Deduplication sets (SADD processed:{date} {item_id}). Each pipeline run checks whether it's already processed an item. The set expires at the end of the day. This prevents reprocessing without maintaining a permanent history table.

Rate limit counters (INCR ratelimit:{service}:{window} / EXPIRE). When agents call external APIs, we rate-limit per service using atomic counters with expiring windows. Redis does this in a single round-trip.

Ephemeral context (HSET context:{run_id} {field} {value} / EXPIRE). During a pipeline run, stages share context — extracted entities, intermediate calculations, flags. The hash expires when the run completes. No cleanup jobs needed.

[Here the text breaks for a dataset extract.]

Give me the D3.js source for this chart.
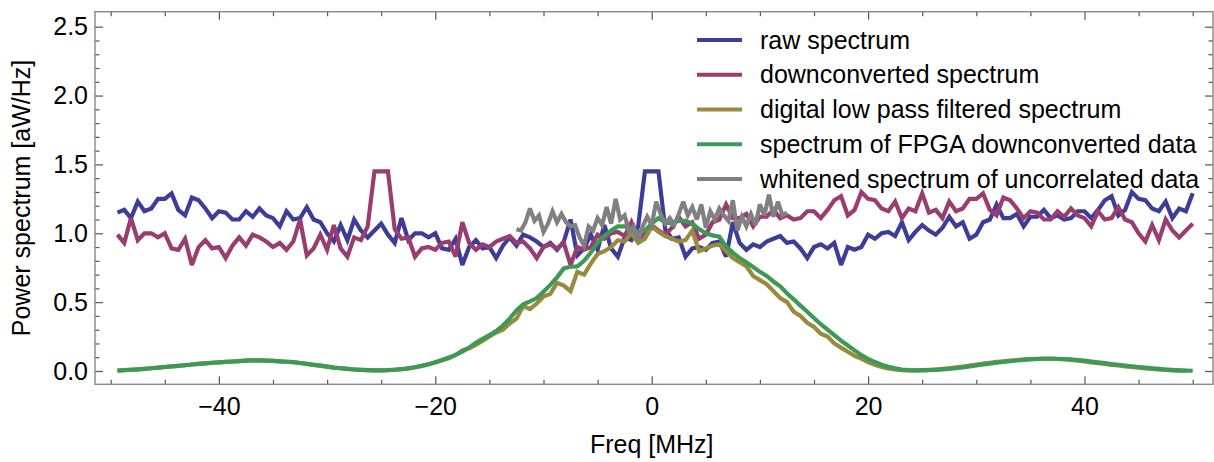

When You Still Need Postgres

We're not anti-database. We use Postgres extensively — just not for agent state. Here's what still lives in Postgres:

Permanent records. The final output of a pipeline run — the structured results, the audit trail, the compliance records. These need to persist for months or years. They need to be queryable. They benefit from relational structure.

Configuration. Pipeline definitions, tool configurations, client settings. These are long-lived, relationally structured, and rarely written. Classic Postgres territory.

Analytics. Aggregate metrics, trend data, usage reporting. This data is queried in complex ways (joins, GROUP BY, window functions) and benefits from Postgres's query planner.

The pattern is: Redis for hot, ephemeral, agent-lifecycle state. Postgres for cold, permanent, business-lifecycle data. They serve different purposes and trying to use one for both leads to compromises in both directions.

The Operations Argument

There's a common objection: "Adding Redis means another service to operate." Fair point. But in 2026, Redis is table stakes for production infrastructure. If you're running any kind of web application, you probably already have Redis for caching, session storage, or job queues. Adding agent state to an existing Redis instance is a config change, not a new deployment.

If you're starting from scratch and really don't want to run Redis, the managed offerings (ElastiCache, Upstash, Redis Cloud) reduce the operational overhead to nearly zero. You're not managing a Redis cluster. You're calling an endpoint.

And honestly, if the alternative is overloading your Postgres instance with thousands of rapid-fire checkpoint writes, Redis is the thing that reduces your operational burden. A Postgres instance that's 15% occupied with ephemeral agent state is harder to operate than a Postgres instance that's focused on what it's good at, plus a Redis instance doing what it's good at.

How We Set It Up in Agent Runner

Agent Runner ships with Redis as the default state backend. The setup is one environment variable:

AGENT_RUNNER_REDIS_URL=redis://localhost:6379/0

All state operations go through an abstraction layer, so if you really want to use Postgres (or DynamoDB, or SQLite for local development), you can write a custom backend. But the Redis backend is what we use in production, what we test against, and what we recommend.

The abstraction layer exposes five operations: checkpoint, restore, publish, subscribe, and exists. That's it. If your state management needs are more complex than those five operations, you're probably storing things that belong in a database, not in agent state.

The Point

Don't reach for Postgres by default just because it's the tool you know. Look at your access patterns. If your agent is writing and reading single keys, coordinating with pub/sub, and expiring data on a TTL — that's Redis. Use the right tool for the pattern, not the tool you're most comfortable with.

Your agent will be faster. Your database will be happier. And you'll spend less time writing cleanup jobs for data that should have disappeared on its own.